Please print exactly the lines below, from the start of the material up to and including the line with "const t0Temp = 472;", but none of the pictures.

### DATASET EXCERPT ###

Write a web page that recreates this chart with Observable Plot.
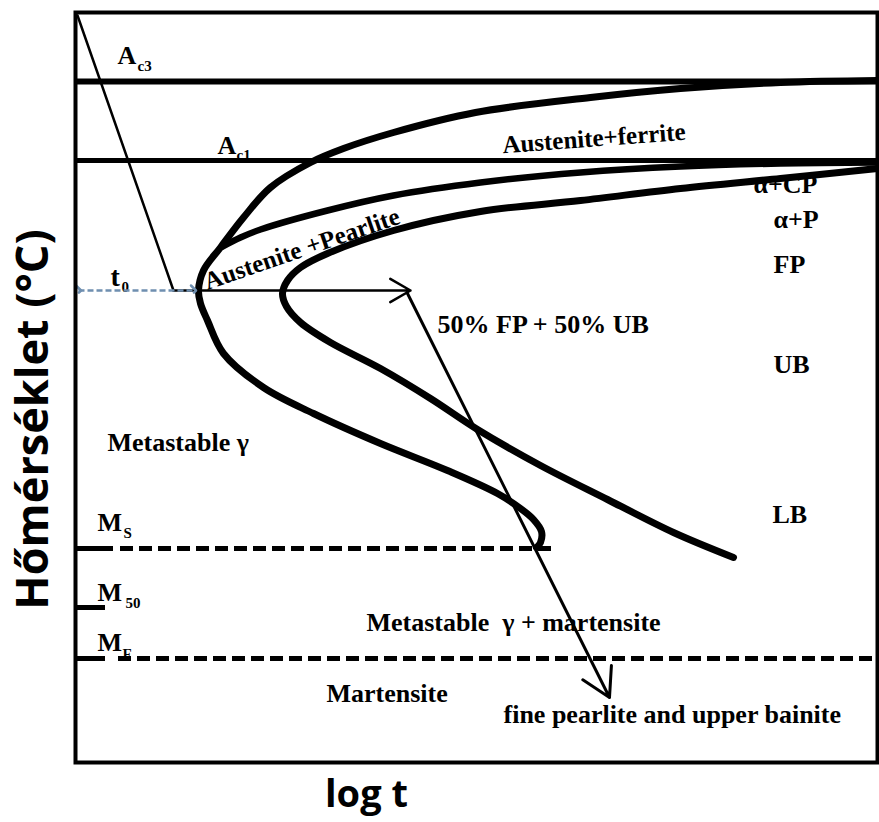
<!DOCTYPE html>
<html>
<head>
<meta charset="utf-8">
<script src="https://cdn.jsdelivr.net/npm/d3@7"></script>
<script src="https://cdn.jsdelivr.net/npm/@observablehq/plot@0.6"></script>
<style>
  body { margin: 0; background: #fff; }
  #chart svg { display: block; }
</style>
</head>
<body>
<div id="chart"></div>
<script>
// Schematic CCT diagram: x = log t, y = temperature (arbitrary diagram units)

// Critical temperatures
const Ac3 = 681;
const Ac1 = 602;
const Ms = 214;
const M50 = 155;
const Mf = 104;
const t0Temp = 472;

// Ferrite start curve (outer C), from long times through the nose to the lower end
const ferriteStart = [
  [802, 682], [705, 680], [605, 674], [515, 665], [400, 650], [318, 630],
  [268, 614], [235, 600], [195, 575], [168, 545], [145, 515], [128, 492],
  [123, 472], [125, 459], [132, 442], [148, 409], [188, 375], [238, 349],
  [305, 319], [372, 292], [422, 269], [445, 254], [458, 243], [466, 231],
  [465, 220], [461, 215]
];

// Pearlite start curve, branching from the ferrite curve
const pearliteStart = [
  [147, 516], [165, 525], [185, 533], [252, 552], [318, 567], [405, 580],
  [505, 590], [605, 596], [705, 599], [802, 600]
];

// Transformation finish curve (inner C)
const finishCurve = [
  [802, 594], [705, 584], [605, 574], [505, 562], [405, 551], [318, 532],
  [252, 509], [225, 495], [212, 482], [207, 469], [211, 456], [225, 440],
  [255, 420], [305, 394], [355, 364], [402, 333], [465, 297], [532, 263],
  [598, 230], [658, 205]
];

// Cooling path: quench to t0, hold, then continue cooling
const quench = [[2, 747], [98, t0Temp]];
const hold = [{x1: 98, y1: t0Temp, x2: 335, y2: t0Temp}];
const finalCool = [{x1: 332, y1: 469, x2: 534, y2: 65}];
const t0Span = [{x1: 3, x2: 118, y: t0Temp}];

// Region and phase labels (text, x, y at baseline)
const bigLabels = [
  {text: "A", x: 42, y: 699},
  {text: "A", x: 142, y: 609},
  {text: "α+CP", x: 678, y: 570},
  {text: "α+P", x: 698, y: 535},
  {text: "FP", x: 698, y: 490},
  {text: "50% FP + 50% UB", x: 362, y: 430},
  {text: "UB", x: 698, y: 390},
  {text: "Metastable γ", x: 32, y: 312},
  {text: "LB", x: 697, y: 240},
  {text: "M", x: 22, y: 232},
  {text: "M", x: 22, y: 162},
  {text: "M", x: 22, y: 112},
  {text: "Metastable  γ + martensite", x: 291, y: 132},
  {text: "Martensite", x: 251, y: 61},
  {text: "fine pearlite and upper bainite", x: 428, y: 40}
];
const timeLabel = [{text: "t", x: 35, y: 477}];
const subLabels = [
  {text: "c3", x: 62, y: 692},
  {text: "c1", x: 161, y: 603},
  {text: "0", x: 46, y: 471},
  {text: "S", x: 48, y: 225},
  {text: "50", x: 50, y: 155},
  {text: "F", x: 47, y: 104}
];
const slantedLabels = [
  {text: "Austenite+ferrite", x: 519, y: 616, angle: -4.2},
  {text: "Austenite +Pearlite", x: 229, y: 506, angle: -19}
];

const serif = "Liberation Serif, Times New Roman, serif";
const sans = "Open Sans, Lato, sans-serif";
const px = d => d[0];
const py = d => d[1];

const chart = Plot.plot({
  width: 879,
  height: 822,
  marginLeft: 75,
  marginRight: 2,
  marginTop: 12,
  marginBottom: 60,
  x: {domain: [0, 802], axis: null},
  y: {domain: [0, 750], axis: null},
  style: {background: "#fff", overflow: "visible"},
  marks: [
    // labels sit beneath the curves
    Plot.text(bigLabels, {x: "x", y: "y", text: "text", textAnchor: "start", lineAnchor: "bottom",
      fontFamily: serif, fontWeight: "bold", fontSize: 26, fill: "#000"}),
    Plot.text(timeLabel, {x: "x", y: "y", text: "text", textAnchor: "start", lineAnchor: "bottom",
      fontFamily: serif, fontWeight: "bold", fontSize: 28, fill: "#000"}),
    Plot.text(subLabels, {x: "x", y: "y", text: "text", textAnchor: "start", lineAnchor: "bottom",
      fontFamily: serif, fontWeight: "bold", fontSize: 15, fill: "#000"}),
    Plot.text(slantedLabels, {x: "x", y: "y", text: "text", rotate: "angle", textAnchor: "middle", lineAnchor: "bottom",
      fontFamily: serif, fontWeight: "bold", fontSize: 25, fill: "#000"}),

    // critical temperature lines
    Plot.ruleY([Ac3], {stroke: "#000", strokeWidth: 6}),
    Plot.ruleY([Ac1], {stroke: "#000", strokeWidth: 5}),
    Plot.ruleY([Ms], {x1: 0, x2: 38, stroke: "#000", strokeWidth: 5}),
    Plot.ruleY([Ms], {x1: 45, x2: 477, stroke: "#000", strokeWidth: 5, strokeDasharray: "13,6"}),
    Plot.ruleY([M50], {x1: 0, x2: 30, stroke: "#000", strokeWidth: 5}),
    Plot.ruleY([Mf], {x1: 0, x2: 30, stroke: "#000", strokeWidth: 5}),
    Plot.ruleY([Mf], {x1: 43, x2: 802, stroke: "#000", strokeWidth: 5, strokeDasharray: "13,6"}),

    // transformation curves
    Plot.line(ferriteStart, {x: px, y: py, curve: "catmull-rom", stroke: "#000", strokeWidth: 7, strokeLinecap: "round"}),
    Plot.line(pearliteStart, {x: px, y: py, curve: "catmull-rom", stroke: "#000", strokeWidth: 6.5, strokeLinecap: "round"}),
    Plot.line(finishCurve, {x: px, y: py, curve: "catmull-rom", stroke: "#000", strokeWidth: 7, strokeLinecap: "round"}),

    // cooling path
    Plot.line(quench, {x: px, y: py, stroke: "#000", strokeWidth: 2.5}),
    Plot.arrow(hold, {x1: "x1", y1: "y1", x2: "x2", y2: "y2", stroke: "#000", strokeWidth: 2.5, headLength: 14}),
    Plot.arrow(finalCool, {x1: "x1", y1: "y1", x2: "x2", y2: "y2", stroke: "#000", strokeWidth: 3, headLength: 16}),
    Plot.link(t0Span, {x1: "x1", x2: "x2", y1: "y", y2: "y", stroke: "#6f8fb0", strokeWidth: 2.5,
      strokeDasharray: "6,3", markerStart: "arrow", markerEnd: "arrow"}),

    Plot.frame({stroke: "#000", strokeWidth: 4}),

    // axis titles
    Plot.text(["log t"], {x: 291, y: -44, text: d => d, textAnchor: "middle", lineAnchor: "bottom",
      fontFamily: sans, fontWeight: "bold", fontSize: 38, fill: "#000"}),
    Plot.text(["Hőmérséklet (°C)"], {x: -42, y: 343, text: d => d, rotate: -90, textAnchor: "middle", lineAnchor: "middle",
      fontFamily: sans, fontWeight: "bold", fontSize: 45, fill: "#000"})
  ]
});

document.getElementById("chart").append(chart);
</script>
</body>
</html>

###

■ SOLVED EXERCISE ■
Write a web page that recreates this chart with Observable Plot.
<!DOCTYPE html>
<html>
<head>
<meta charset="utf-8">
<script src="https://cdn.jsdelivr.net/npm/d3@7"></script>
<script src="https://cdn.jsdelivr.net/npm/@observablehq/plot@0.6"></script>
<style>
  body { margin: 0; background: #fff; }
  #chart svg { display: block; }
</style>
</head>
<body>
<div id="chart"></div>
<script>
// Schematic CCT diagram: x = log t, y = temperature (arbitrary diagram units)

// Critical temperatures
const Ac3 = 681;
const Ac1 = 602;
const Ms = 214;
const M50 = 155;
const Mf = 104;
const t0Temp = 472;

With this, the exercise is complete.